= Elko Subdivision =

Railway line in Nevada

The Elko Subdivision is a railway line in Nevada owned and operated by the Union Pacific Railroad running from Weso (switching point just east of Winnemucca) to the freight yard in Elko. It is part of both the Overland Route and the Central Corridor. The line generally follows the Humboldt River and has several small tunnels while traversing the Palisade and Carlin Canyons, the longest tunnel is called the Carlin Tunnel.

==Description==
The Elko subdivision is unique in that the entire subdivision is operated as a dual track main, but each of the two tracks in the main were formerly competing lines, built by different companies and at different times, that were combined with directional running. The westbound track was part of the first transcontinental railroad built in the 1860s by the Central Pacific Railroad, while the eastbound track was built by the Western Pacific Railroad as part of the Feather River Route, between 1906 and 1909. The two tracks generally follow each other, however, the routes are not identical. This results in several oddities in the Elko Subdivision. For example, the community of Battle Mountain is only accessible by westbound trains, as the Western Pacific built track used for eastbound trains is routed several miles to the north of Battle Mountain. The North Valmy Generating Station resides between the two tracks, and the feeders from each track can be used as a crossover for trains to turn around.
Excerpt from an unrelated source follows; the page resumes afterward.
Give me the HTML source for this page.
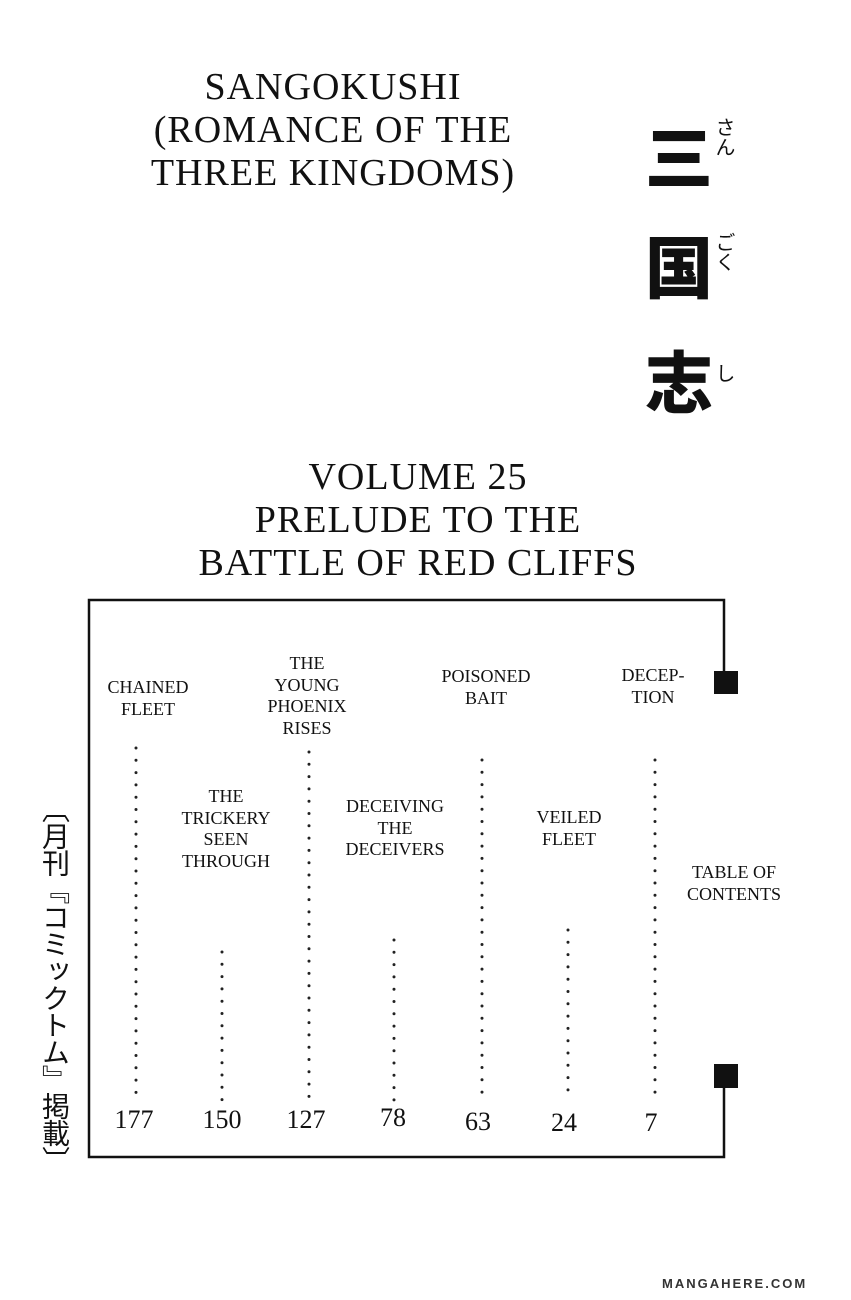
<!DOCTYPE html>
<html><head><meta charset="utf-8"><style>
body{margin:0;width:851px;height:1300px;background:#fff;position:relative;overflow:hidden;font-family:"Liberation Serif",serif;color:#111}
.t{position:absolute;text-align:center;text-transform:uppercase;white-space:nowrap}
.h{font-size:38px;line-height:43px;letter-spacing:1px}
.l{font-size:18px;line-height:21.5px;transform:translateX(-50%)}
.n{font-size:26px;transform:translateX(-50%)}
.k{position:absolute;font-family:"Noto Sans CJK JP",sans-serif;font-weight:900;font-size:68px;line-height:68px}
.r{position:absolute;font-family:"Noto Sans CJK JP",sans-serif;font-size:20px;writing-mode:vertical-rl;line-height:20px}
</style></head><body>
<div class="t h" style="left:100px;width:466px;top:66px">Sangokushi<br>(Romance of the<br>Three Kingdoms)</div>
<div class="k" style="left:645px;top:120px">三</div>
<div class="k" style="left:645px;top:230px">国</div>
<div class="k" style="left:645px;top:345px">志</div>
<div class="r" style="left:715px;top:117px">さん</div>
<div class="r" style="left:715px;top:232px">ごく</div>
<div class="r" style="left:715px;top:363px">し</div>
<div class="t h" style="left:150px;width:536px;top:456px">Volume 25<br>Prelude to the<br>Battle of Red Cliffs</div>

<svg style="position:absolute;left:0;top:0" width="851" height="1300">
<path d="M724 683 V600 H89 V1157 H724 V1082" fill="none" stroke="#111" stroke-width="2.5"/>
<rect x="714" y="671" width="24" height="23" fill="#111"/>
<rect x="714" y="1064" width="24" height="24" fill="#111"/>
<g stroke="#222" stroke-width="3" stroke-linecap="round" stroke-dasharray="0 12.3">
<line x1="136" y1="748" x2="136" y2="1100"/>
<line x1="222" y1="952" x2="222" y2="1100"/>
<line x1="309" y1="752" x2="309" y2="1100"/>
<line x1="394" y1="940" x2="394" y2="1100"/>
<line x1="482" y1="760" x2="482" y2="1100"/>
<line x1="568" y1="930" x2="568" y2="1100"/>
<line x1="655" y1="760" x2="655" y2="1100"/>
</g>
</svg>

<div class="t l" style="left:148px;top:677px">Chained<br>Fleet</div>
<div class="t l" style="left:226px;top:786px">The<br>Trickery<br>Seen<br>Through</div>
<div class="t l" style="left:307px;top:653px">The<br>Young<br>Phoenix<br>Rises</div>
<div class="t l" style="left:395px;top:796px">Deceiving<br>The<br>Deceivers</div>
<div class="t l" style="left:486px;top:666px">Poisoned<br>Bait</div>
<div class="t l" style="left:569px;top:807px">Veiled<br>Fleet</div>
<div class="t l" style="left:653px;top:665px">Decep-<br>tion</div>
<div class="t l" style="left:734px;top:862px">Table of<br>Contents</div>

<div class="t n" style="left:134px;top:1105px">177</div>
<div class="t n" style="left:222px;top:1105px">150</div>
<div class="t n" style="left:306px;top:1105px">127</div>
<div class="t n" style="left:393px;top:1103px">78</div>
<div class="t n" style="left:478px;top:1107px">63</div>
<div class="t n" style="left:564px;top:1108px">24</div>
<div class="t n" style="left:651px;top:1108px">7</div>

<div class="r" style="left:42px;top:795px;font-size:28px;line-height:28px;letter-spacing:-1px">〔月刊『コミックトム』掲載〕</div>
<div style="position:absolute;left:662px;top:1276px;font-family:'Liberation Sans',sans-serif;font-size:13px;font-weight:bold;letter-spacing:2px;color:#333">MANGAHERE.COM</div>
</body></html>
Also unique, the two tracks have a grade separated crossover near Palisade. As a result, trains in the eastern half of the Elko Subdivision observe right hand traffic, while trains in the western half observe left hand traffic. This shared track arrangement continues east of the Elko freight yards, where the line becomes the Shafter Subdivision until Alazon, Nevada (near Wells). At Alazon, the two lines separate, with the Central Corridor proceeding to Salt Lake City, while the Overland Route proceeds to Ogden, Utah.

==History==
The 1939 City of San Francisco derailment occurred along today's Elko Subdivision, near a rail siding called Harney, between Beowawe and Palisade.

In the 1980s both tracks were relocated out of downtown Elko along the banks of the Humboldt River, resulting in Elko having two historical train depots downtown, with neither connected to track today. The Southern Pacific Railroad depot (for westbound passengers) was at 683 Railroad Street, while the Western Pacific (eastbound) depot was at the corner of 3rd and Silver streets.